Beijing: China, which is the world's largest creditor, is shockingly using confidentiality clauses barring borrowers from revealing terms and conditions of the engagement or even the existence of the debt itself.
International Forum for Right and Security (IFFRAS), reported that recent joint research by the Peterson Institute for International Economics, Kiel Institute for the World Economy and the Centre for Global Development & Aid Data concluded that it uses these contracts to debt-trap a nation.
The study referred in this article looked at 100 contracts signed during 2000 - 2020 to systemically analyse the legal terms of lending followed by Chinese state-owned entities and government borrowers across 24 developing countries in Africa, Asia, Eastern Europe, Latin America and Oceania with a commitment amounting to the tune of USD 36.6 billion.
Chinese credit terms remain highly skewed in favour of Chinese lenders over other creditors. The credit offered contains collateral arrangements, no Paris Club clauses, clauses allowing lenders to influence debtors' domestic and foreign policies etc. Generally, the credit terms are kept secret from other creditors too including the IMF and other international agencies, reported IFFRAS.
The Paris Club is a group of major creditor countries with policies for extending coordinated debt relief to developing countries in addition to ensuring sustainable debt levels.
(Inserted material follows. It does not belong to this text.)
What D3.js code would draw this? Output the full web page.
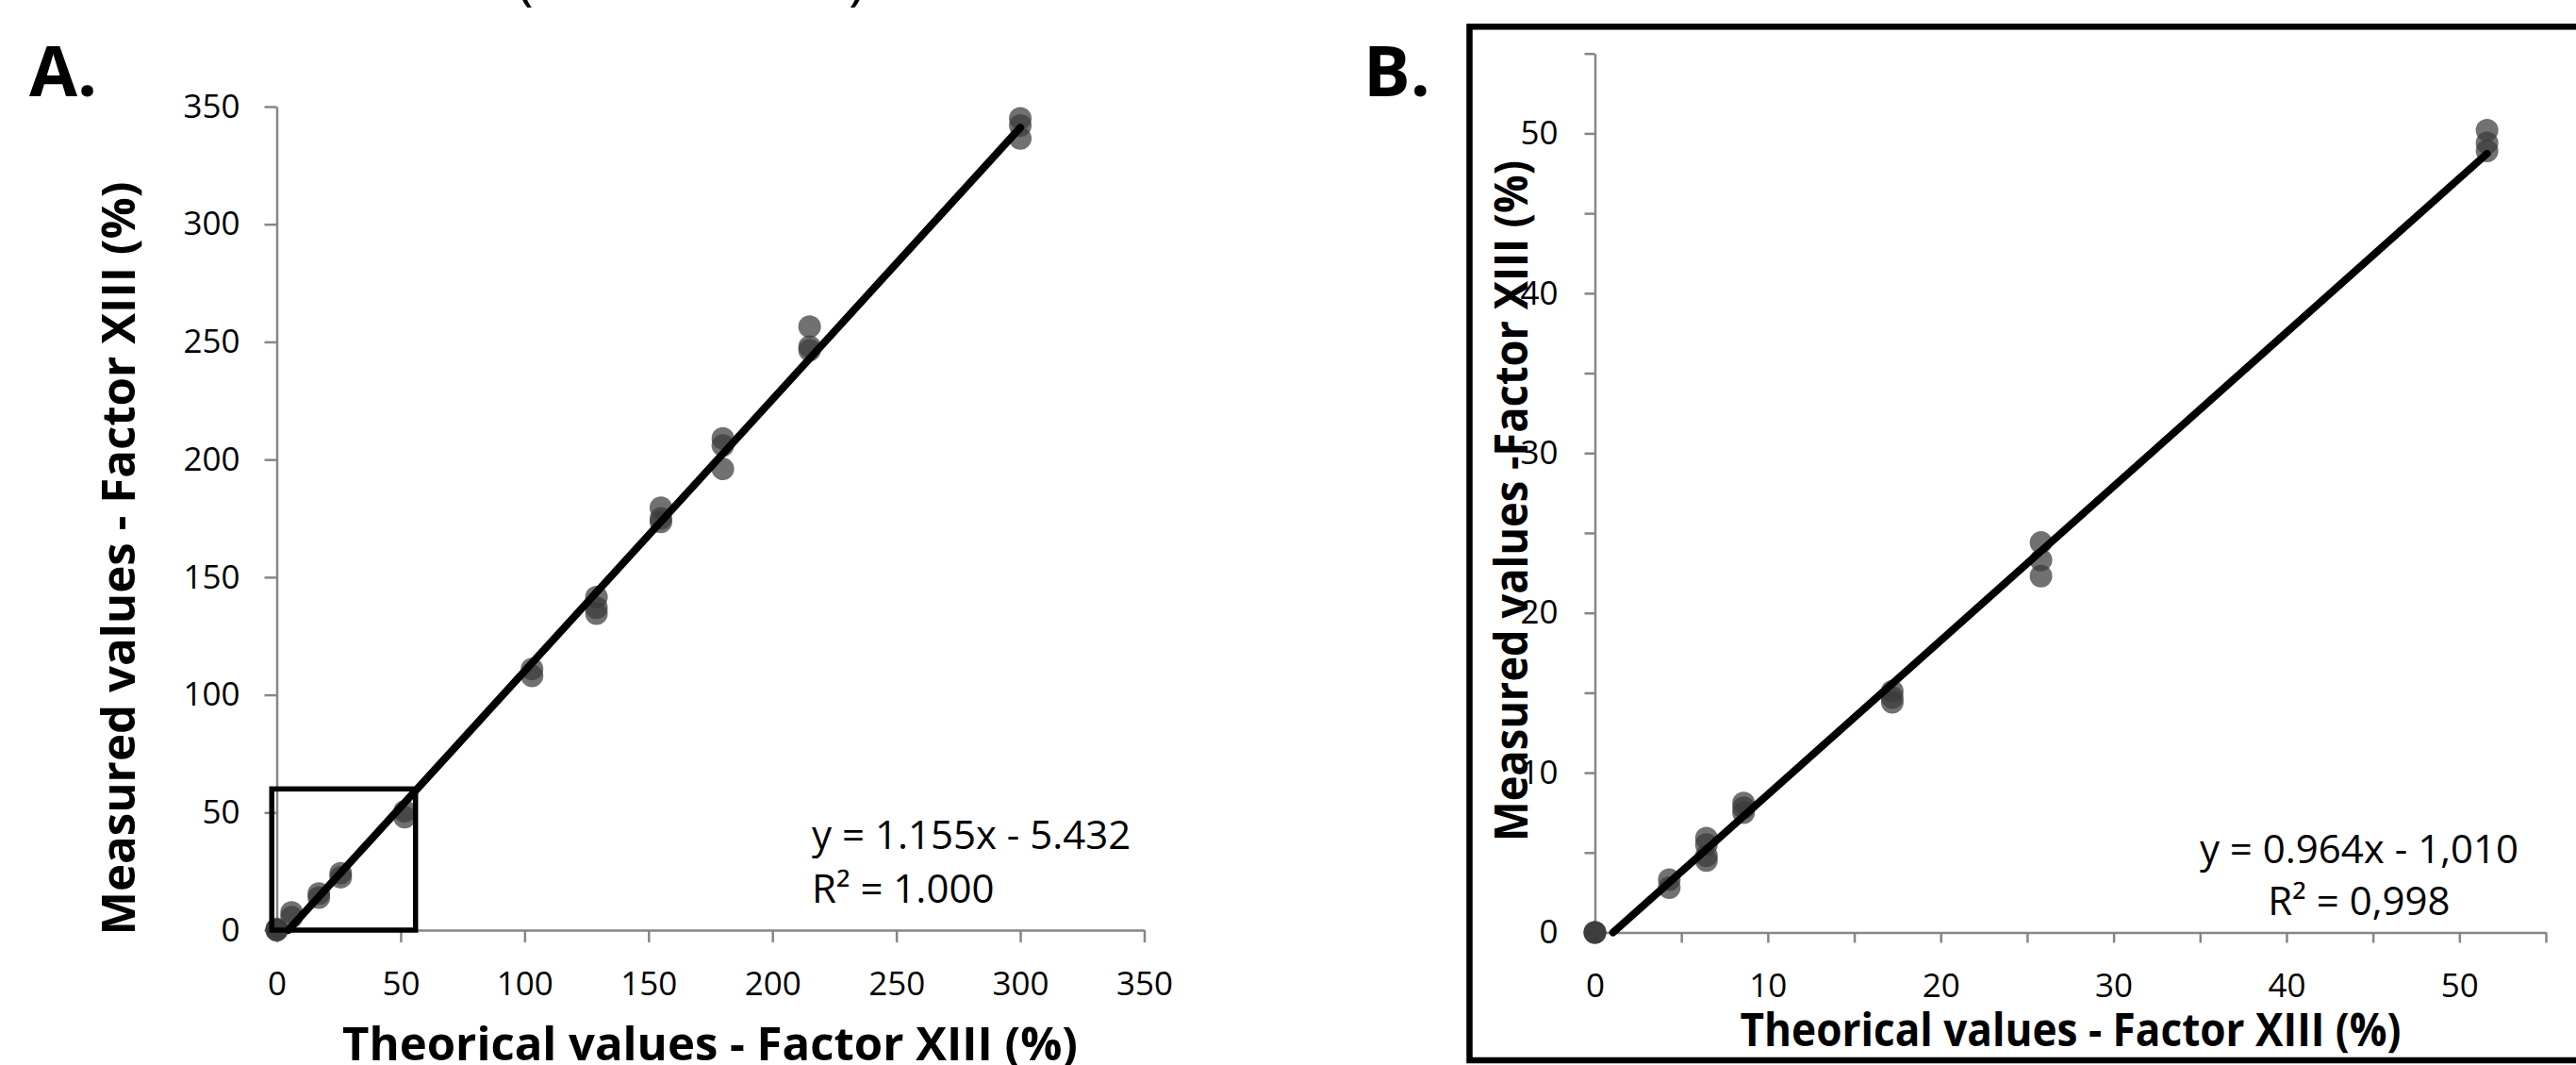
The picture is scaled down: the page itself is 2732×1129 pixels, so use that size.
<!DOCTYPE html>
<html>
<head>
<meta charset="utf-8">
<script src="https://cdn.jsdelivr.net/npm/d3@7"></script>
<style>
  body { margin: 0; background: #fff; }
  text { font-family: "Open Sans", "Noto Sans", sans-serif; fill: #000; }
  .axis path, .axis line { stroke: #868686; stroke-width: 2.5; }
  .axis text { font-size: 35px; }
  .title { font-weight: 700; font-size: 48px; }
  .panel-label { font-weight: 700; font-size: 74px; }
  .eq { font-size: 42px; }
</style>
</head>
<body>
<svg id="chart"></svg>
<script>
// ---- data ----
// panel A, full range
const theoA = [0, 0, 0, 6, 6, 17, 17, 25.8, 25.8, 51.6, 51.6, 103, 103, 129, 129, 129,
    155, 155, 155, 180, 180, 180, 215, 215, 215, 300, 300, 300];
const measA = [0, 0.5, 0, 7.5, 5.5, 15.5, 13.8, 24.2, 22.5, 50.5, 48, 111, 108, 141.5, 137, 134.5,
    179.5, 175, 173.5, 209, 206, 196, 256.5, 248, 246.5, 345, 342, 336.5];
const fitA = { slope: 1.155, intercept: -5.432 };
const eqA = ["y = 1.155x - 5.432", "R² = 1.000"];
const ticksA = [0, 50, 100, 150, 200, 250, 300, 350];
const boxA = { x0: -2, x1: 56, y0: 0, y1: 60 };   // zoomed region shown in B

// panel B, low range
const theoB = [0, 0, 0, 4.3, 4.3, 6.45, 6.45, 6.45, 6.45, 8.6, 8.6, 8.6, 17.2, 17.2, 17.2,
    25.8, 25.8, 25.8, 51.6, 51.6, 51.6];
const measB = [0, 0, 0, 3.3, 2.8, 5.9, 5.5, 4.8, 4.5, 8.1, 7.8, 7.5, 15.1, 14.7, 14.4,
    24.4, 23.3, 22.3, 50.2, 49.4, 48.9];
const fitB = { slope: 0.964, intercept: -1.010 };
const eqB = ["y = 0.964x - 1,010", "R² = 0,998"];
const ticksB = [0, 5, 10, 15, 20, 25, 30, 35, 40, 45, 50, 55];

const xTitle = "Theorical values - Factor XIII (%)";
const yTitleA = "Measured values - Factor XIII (%)";
const yTitleB = "Measured values -Factor XIII (%)";

const width = 2732, height = 1129;

const svg = d3.select("#chart")
    .attr("width", width)
    .attr("height", height);

svg.append("rect").attr("width", width).attr("height", height).attr("fill", "#fff");

// cut-off heading at the very top
svg.append("text").attr("x", 548).attr("y", -2).style("font-size", "60px").text("(");
svg.append("text").attr("x", 900).attr("y", -2).style("font-size", "60px").text(")");

function drawPoints(g, xs, ys, x, y) {
    g.append("g")
        .selectAll("circle")
        .data(xs.map((d, i) => [d, ys[i]]))
        .join("circle")
        .attr("cx", d => x(d[0]))
        .attr("cy", d => y(d[1]))
        .attr("r", 12)
        .attr("fill", "#3a3a3a")
        .attr("fill-opacity", 0.72);
}

function drawFit(g, fit, xEnd, x, y) {
    const xStart = -fit.intercept / fit.slope;
    g.append("line")
        .attr("x1", x(xStart)).attr("y1", y(0))
        .attr("x2", x(xEnd)).attr("y2", y(fit.slope * xEnd + fit.intercept))
        .attr("stroke", "#000")
        .attr("stroke-width", 8)
        .attr("stroke-linecap", "round");
}

// ---------------- Panel A ----------------
{
    const x = d3.scaleLinear().domain([0, 350]).range([293.5, 1213.5]);
    const y = d3.scaleLinear().domain([0, 350]).range([986, 113]);
    const g = svg.append("g");

    g.append("g").attr("class", "axis")
        .attr("transform", `translate(0,${y(0)})`)
        .call(d3.axisBottom(x).tickValues(ticksA).tickSize(13).tickSizeOuter(0).tickPadding(31));

    g.append("g").attr("class", "axis")
        .attr("transform", `translate(${x(0)},0)`)
        .call(d3.axisLeft(y).tickValues(ticksA).tickSize(13).tickSizeOuter(0).tickPadding(26));

    drawPoints(g, theoA, measA, x, y);
    drawFit(g, fitA, d3.max(theoA), x, y);

    g.append("rect")
        .attr("x", x(boxA.x0)).attr("y", y(boxA.y1))
        .attr("width", x(boxA.x1) - x(boxA.x0))
        .attr("height", y(boxA.y0) - y(boxA.y1))
        .attr("fill", "none")
        .attr("stroke", "#000")
        .attr("stroke-width", 5.5);

    g.selectAll(".eqA")
        .data(eqA)
        .join("text")
        .attr("class", "eq")
        .attr("x", 861)
        .attr("y", (d, i) => 900 + i * 57)
        .text(d => d);

    g.append("text").attr("class", "title")
        .attr("x", 753).attr("y", 1124)
        .attr("text-anchor", "middle")
        .attr("textLength", 780).attr("lengthAdjust", "spacingAndGlyphs")
        .text(xTitle);

    g.append("text").attr("class", "title")
        .attr("transform", "translate(143,592) rotate(-90)")
        .attr("text-anchor", "middle")
        .attr("textLength", 799).attr("lengthAdjust", "spacingAndGlyphs")
        .text(yTitleA);

    g.append("text").attr("class", "panel-label")
        .attr("x", 31).attr("y", 102)
        .text("A.");
}

// ---------------- Panel B ----------------
{
    const x = d3.scaleLinear().domain([0, 55]).range([1691.5, 2700]);
    const y = d3.scaleLinear().domain([0, 55]).range([988.5, 56.7]);
    const g = svg.append("g");

    // frame around panel B (runs off the right edge)
    g.append("rect")
        .attr("x", 1558.5).attr("y", 28.3)
        .attr("width", 1300).attr("height", 1124 - 28.3)
        .attr("fill", "none")
        .attr("stroke", "#000")
        .attr("stroke-width", 6.5);

    const fmt = d => d % 10 === 0 ? d : "";

    g.append("g").attr("class", "axis")
        .attr("transform", `translate(0,${y(0)})`)
        .call(d3.axisBottom(x).tickValues(ticksB).tickFormat(fmt).tickSize(11).tickSizeOuter(0).tickPadding(33));

    g.append("g").attr("class", "axis")
        .attr("transform", `translate(${x(0)},0)`)
        .call(d3.axisLeft(y).tickValues(ticksB).tickFormat(fmt).tickSize(11).tickSizeOuter(0).tickPadding(28));

    drawPoints(g, theoB, measB, x, y);
    drawFit(g, fitB, d3.max(theoB), x, y);

    g.selectAll(".eqB")
        .data(eqB)
        .join("text")
        .attr("class", "eq")
        .attr("x", 2502)
        .attr("y", (d, i) => 915 + i * 55)
        .attr("text-anchor", "middle")
        .text(d => d);

    g.append("text").attr("class", "title")
        .attr("x", 2196).attr("y", 1109)
        .attr("text-anchor", "middle")
        .attr("textLength", 701).attr("lengthAdjust", "spacingAndGlyphs")
        .text(xTitle);

    // this title overlaps the tick labels in the original
    g.append("text").attr("class", "title")
        .attr("transform", "translate(1620,531) rotate(-90)")
        .attr("text-anchor", "middle")
        .attr("textLength", 722).attr("lengthAdjust", "spacingAndGlyphs")
        .text(yTitleB);

    g.append("text").attr("class", "panel-label")
        .attr("x", 1446).attr("y", 102)
        .text("B.");
}

svg.selectAll(".axis text").style("fill", "#000");
</script>
</body>
</html>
Apart from this, the Chinese also stress keeping the credit terms secret from the citizens in both the borrowing as well as the lending country, who otherwise have a legitimate right to know.
The lender is also provided with the discretion to cancel loans or demand full repayment ahead of the schedule at will. Such terms obviously equip the lenders (in this case, Chinese) to exert influence over the borrower and limit the borrower's policy space to cancel any adverse loan or issue new environmental regulations that could impinge on the terms of the Chinese agreements.
All Chinese creditors like commercial banks, hedge funds, suppliers and export credit agencies seek influence over borrowing countries to increase the prospect of repayment by legal, economic and political means, said IFFRAS.